En politique, la manipulation des chiffres et des esprits est parfois légion. Dans le contexte actuel, la clarté idéologique, dont certains depuis 2017 cherchent à gommer les clivages, demeure cruciale.
Non, une politique d’insertion de droite n’est pas la même qu’une politique de gauche. Alors que certains cherchent à construire une 3ème voie visant à feindre un pseudo-rassemblement politique, toute stigmatisation ou objectifs chiffrés très rudes restent étrangers à l’idée que derrière l’insertion il n’y a pas qu’un retour vers l’emploi mais également une remobilisation sociale plus large.
Le Conseil départemental du Finistère cherche depuis 2021 à atteindre des objectifs chiffrés très précis. Alors, 3 000 allocataires du RSA en moins, est-ce un “bon chiffre” ? Marteler que l’objectif 2025 est de 1 000 allocataires de moins, est-ce sociétalement juste, réaliste et responsable ?

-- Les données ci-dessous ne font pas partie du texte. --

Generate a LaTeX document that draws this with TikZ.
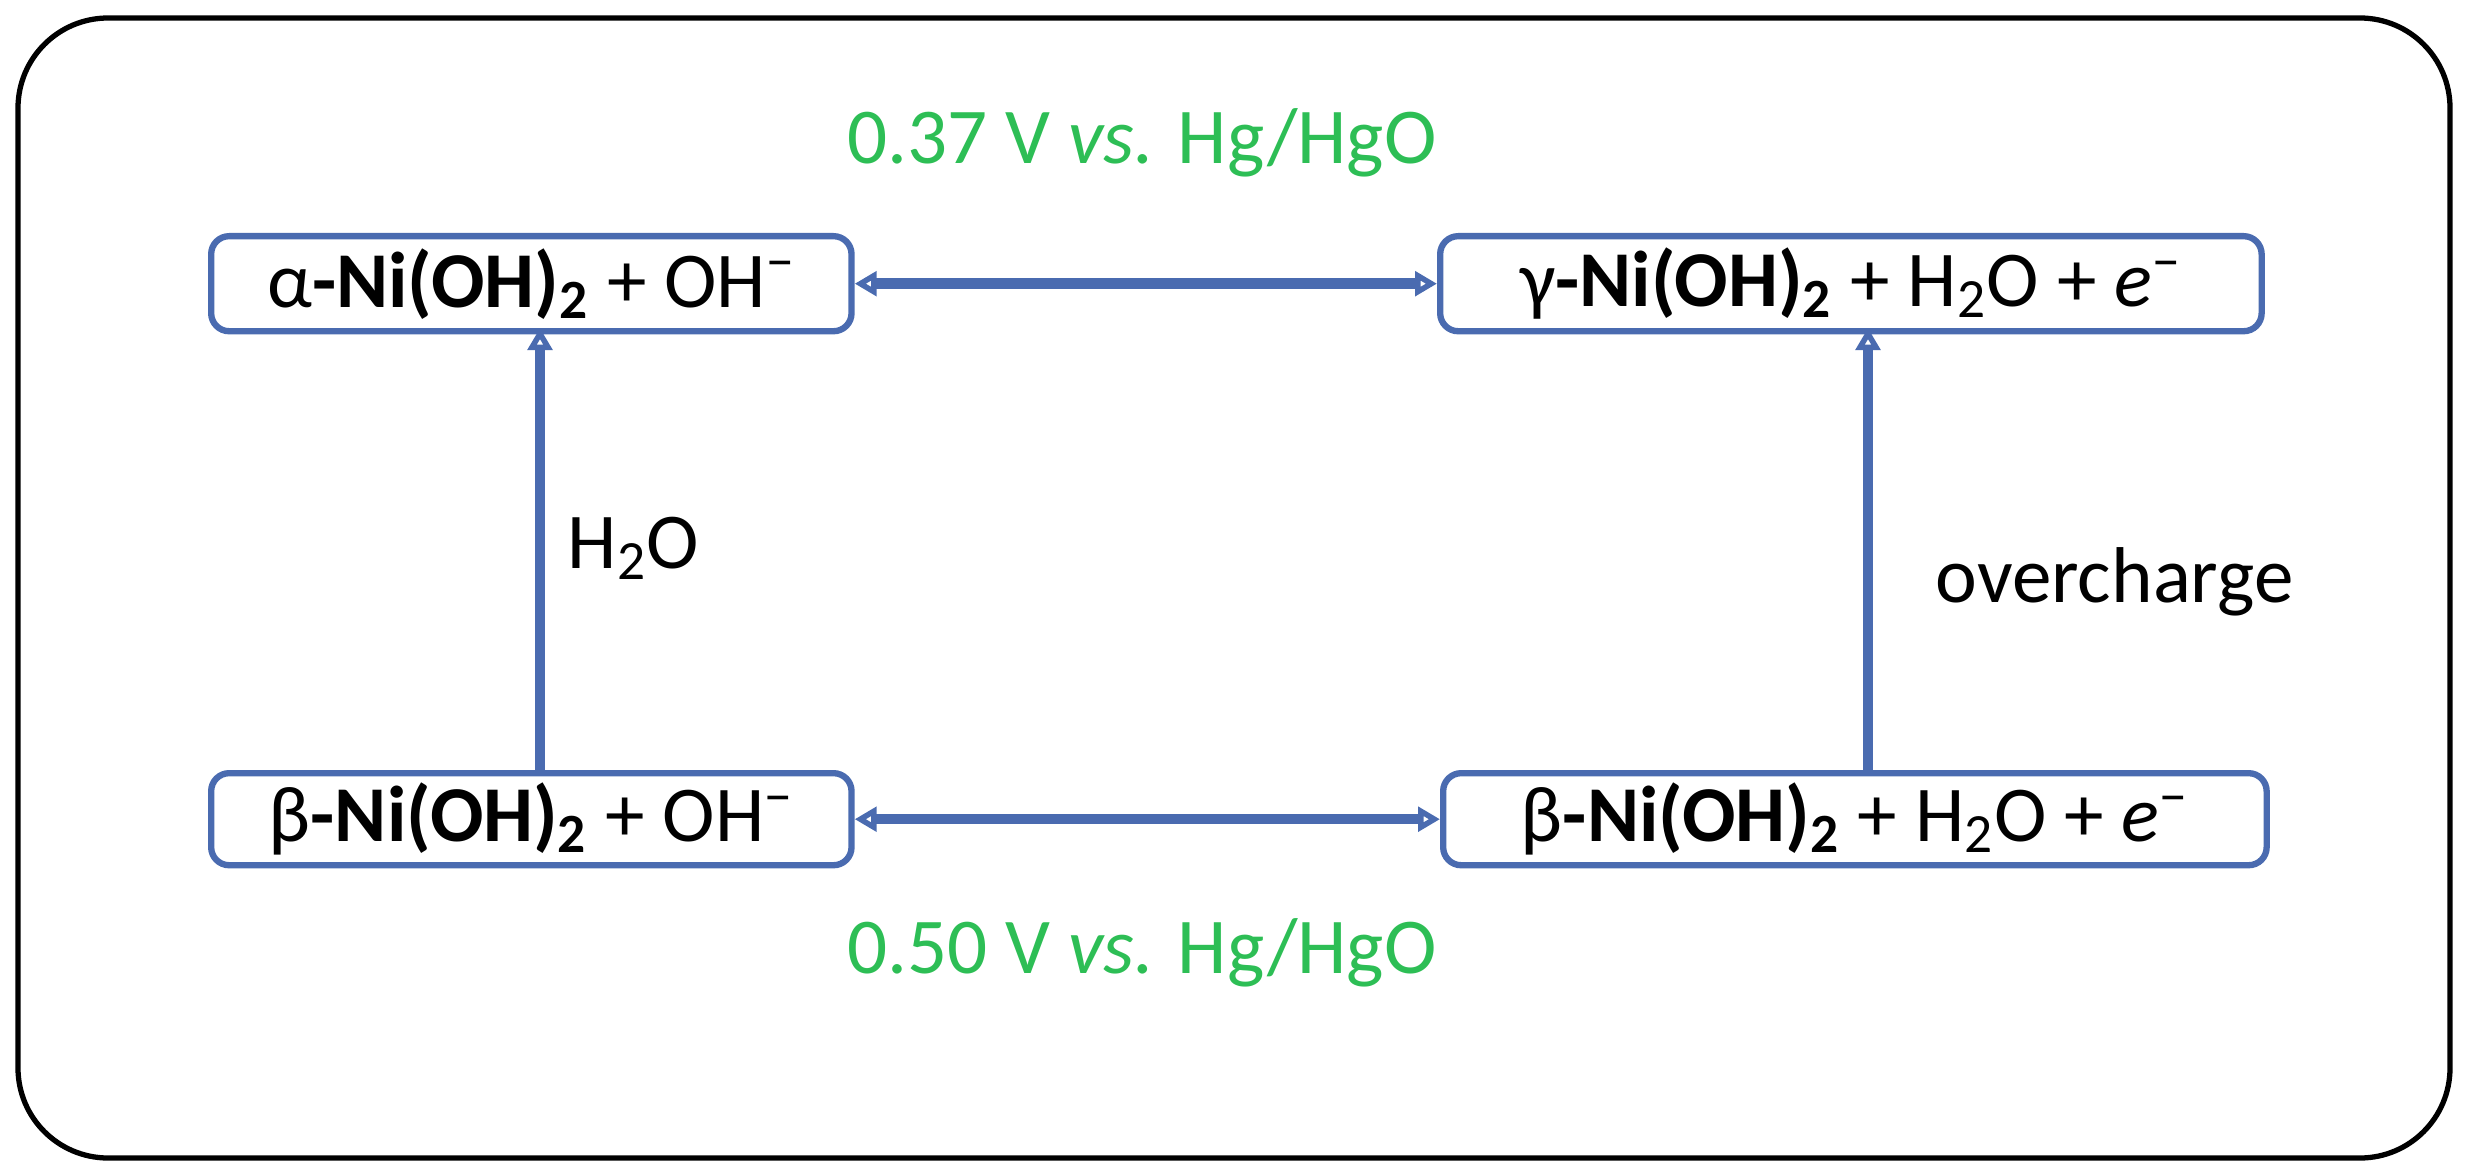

En Finistère, 40% des ménages finistériens éligibles au RSA ne le touchent pas, pour diverses raisons. Quels objectifs chiffrés de lutte contre le non-recours sont fixés ? Aucun.
Combien de Finistériens qui basculent dans la précarité et qui ne touchent pas le RSA, le Conseil départemental va-t-il aller chercher et ainsi accompagner vers un quotidien moins difficile ? En 2025, ce sera 1 000 allocataires de moins pour combien de ménages éligibles nouvellement accompagnés en plus ?

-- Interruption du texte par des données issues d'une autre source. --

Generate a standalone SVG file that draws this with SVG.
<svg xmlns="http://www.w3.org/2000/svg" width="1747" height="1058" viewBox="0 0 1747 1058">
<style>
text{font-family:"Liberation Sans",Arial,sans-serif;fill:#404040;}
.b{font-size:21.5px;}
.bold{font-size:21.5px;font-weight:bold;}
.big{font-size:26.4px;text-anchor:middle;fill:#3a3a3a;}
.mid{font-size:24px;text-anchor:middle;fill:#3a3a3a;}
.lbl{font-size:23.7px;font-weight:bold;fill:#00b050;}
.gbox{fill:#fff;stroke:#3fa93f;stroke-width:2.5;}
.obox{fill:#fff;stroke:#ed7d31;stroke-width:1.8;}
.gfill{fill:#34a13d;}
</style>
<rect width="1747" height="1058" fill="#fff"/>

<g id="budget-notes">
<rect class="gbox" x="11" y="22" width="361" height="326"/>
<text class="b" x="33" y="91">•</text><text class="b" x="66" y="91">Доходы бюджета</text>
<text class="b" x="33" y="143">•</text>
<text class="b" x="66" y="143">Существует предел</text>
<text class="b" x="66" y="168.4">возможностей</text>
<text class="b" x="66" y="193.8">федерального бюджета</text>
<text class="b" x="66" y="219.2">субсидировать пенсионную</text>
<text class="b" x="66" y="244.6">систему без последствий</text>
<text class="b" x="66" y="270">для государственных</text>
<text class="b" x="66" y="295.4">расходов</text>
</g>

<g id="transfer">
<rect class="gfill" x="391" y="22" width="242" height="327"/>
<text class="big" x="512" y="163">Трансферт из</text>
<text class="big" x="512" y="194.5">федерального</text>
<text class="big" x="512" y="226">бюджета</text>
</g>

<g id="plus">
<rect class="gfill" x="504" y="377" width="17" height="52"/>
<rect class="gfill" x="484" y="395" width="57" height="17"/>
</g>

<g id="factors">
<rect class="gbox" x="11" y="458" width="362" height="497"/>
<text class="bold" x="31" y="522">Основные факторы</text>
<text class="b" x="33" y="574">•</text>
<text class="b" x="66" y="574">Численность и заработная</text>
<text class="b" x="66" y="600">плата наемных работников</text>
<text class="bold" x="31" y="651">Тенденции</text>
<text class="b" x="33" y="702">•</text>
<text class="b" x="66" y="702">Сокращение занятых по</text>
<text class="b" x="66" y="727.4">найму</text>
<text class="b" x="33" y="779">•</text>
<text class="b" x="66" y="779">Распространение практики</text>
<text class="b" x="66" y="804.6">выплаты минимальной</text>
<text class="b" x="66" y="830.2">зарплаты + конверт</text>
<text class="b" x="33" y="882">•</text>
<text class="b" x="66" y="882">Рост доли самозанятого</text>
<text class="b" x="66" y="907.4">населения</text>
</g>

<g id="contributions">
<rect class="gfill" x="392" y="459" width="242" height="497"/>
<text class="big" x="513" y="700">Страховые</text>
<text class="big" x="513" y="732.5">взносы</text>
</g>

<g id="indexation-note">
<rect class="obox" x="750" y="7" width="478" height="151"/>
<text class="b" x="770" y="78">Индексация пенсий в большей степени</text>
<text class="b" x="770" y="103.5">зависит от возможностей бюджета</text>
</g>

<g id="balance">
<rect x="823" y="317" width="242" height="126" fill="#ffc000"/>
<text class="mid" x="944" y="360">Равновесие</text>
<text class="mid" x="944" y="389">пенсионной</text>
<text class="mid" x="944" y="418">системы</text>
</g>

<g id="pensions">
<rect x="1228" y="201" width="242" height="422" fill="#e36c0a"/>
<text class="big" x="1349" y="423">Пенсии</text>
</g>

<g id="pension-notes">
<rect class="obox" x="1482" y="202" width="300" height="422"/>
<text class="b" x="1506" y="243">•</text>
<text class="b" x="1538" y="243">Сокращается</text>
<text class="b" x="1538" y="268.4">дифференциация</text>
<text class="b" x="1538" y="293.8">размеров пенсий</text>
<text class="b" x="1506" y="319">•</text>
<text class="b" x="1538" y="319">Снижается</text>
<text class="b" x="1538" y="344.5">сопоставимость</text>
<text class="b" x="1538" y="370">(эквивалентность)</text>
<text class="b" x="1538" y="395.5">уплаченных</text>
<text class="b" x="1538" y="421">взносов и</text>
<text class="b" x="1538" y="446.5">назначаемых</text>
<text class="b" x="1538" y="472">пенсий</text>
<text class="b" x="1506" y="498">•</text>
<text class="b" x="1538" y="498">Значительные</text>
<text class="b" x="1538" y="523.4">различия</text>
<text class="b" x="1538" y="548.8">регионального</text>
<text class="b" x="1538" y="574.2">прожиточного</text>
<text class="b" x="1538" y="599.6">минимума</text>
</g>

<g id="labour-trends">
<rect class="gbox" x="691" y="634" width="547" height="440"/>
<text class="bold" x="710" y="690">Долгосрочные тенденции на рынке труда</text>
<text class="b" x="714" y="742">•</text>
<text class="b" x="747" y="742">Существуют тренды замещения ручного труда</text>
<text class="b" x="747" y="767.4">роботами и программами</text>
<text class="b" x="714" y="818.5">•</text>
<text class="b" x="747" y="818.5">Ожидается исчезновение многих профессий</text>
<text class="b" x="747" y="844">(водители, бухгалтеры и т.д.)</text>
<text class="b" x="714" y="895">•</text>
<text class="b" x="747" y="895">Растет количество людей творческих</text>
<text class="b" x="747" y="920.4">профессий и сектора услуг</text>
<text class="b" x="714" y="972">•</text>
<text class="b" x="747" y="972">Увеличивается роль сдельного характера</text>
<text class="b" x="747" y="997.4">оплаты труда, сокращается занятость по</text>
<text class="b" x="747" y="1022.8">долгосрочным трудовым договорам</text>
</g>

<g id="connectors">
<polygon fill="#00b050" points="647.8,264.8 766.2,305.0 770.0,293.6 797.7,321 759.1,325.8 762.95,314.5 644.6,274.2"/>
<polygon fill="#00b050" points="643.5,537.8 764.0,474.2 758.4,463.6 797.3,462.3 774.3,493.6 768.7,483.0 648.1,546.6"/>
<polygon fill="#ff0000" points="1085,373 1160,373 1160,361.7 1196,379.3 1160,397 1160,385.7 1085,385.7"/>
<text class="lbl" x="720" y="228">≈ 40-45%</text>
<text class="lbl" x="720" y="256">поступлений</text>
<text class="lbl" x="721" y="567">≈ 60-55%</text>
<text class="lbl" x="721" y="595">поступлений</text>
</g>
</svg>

Parce que pérorer sur des politiques « efficaces » lorsque l’on réalise un double mutisme sur une dynamique nationale similaire, et l’occultation des 40% d’éligibles non-allocataires, questionne sincèrement sur l’idéologie de la politique d’insertion du Département.
Parallèlement, voir les chiffres bruts des allocataires du RSA baisser, interroge sur les issues du parcours d’insertion de ces allocataires. Le coaching intensif envers les allocataires pour les guider avec force vers l’emploi a-t-il comme issue une insertion professionnelle durable et réussie ? Quid des relances très fortes pour guider les personnes en situation de handicap hors du RSA et bénéficier de l’Allocation Adulte Handicapé (AAH), certes plus avantageuse pour le bénéficiaire mais surtout qui permet de réduire mécaniquement le nombre d’allocataires ? Quid des abandons d’allocataires qui n’ont pas pu instruire sereinement leur démarche, avec humanité et accompagnement, et trop souvent moqués voire stigmatisés ? Ces chiffres précis, réclamés par de nombreux acteurs, demeurent quant à eux, non transparents.
Oui, il existe peut-être différentes voies pour bâtir une politique de l’insertion. La droite et la gauche ont très certainement des différences. On pourra par exemple analyser quelle politique approche l’insertion comme une politique globale de remobilisation et d’insertion sociale – faisant preuve d’anticipation et de prévention -, quand d’autres politiques se contenteront de chiffres, d’une société du « tout travail » excluant toutes celles et ceux qui ponctuellement ou durablement ne pourront jamais travailler (Handicap, éloignement géographique, maladies chroniques, …).
Des expérimentations de renationalisation du RSA ont lieu dans certains départements. Si le Conseil départemental du Finistère approche la politique d’insertion seulement sur des chiffres d’allocataires sans évaluer la dimension de remobilisation sociale, alors, une piste serait d’expérimenter cette renationalisation. Peut-être alors qu’enfin le Département flécherait budgétairement des crédits en faveur de la prévention ou de l’accompagnement social à large spectre – largement abandonnés depuis 2021.
Il n’en demeure pas moins qu’un beau graphique sur des abris bus marquera toujours plus les esprits qu’une réflexion de fond, ancrée sur la réalité et des convictions idéologiques claires. Peut-être hélas que le prêt-à-penser nous gangrène, et que fleuriront de plus en plus ces beaux graphiques. Pendant ce temps-là, les besoins sociaux explosent mais qu’importe, nous avons une belle forêt d’histogrammes colorés et des visages souriants sur les magazines politiques… Triste période.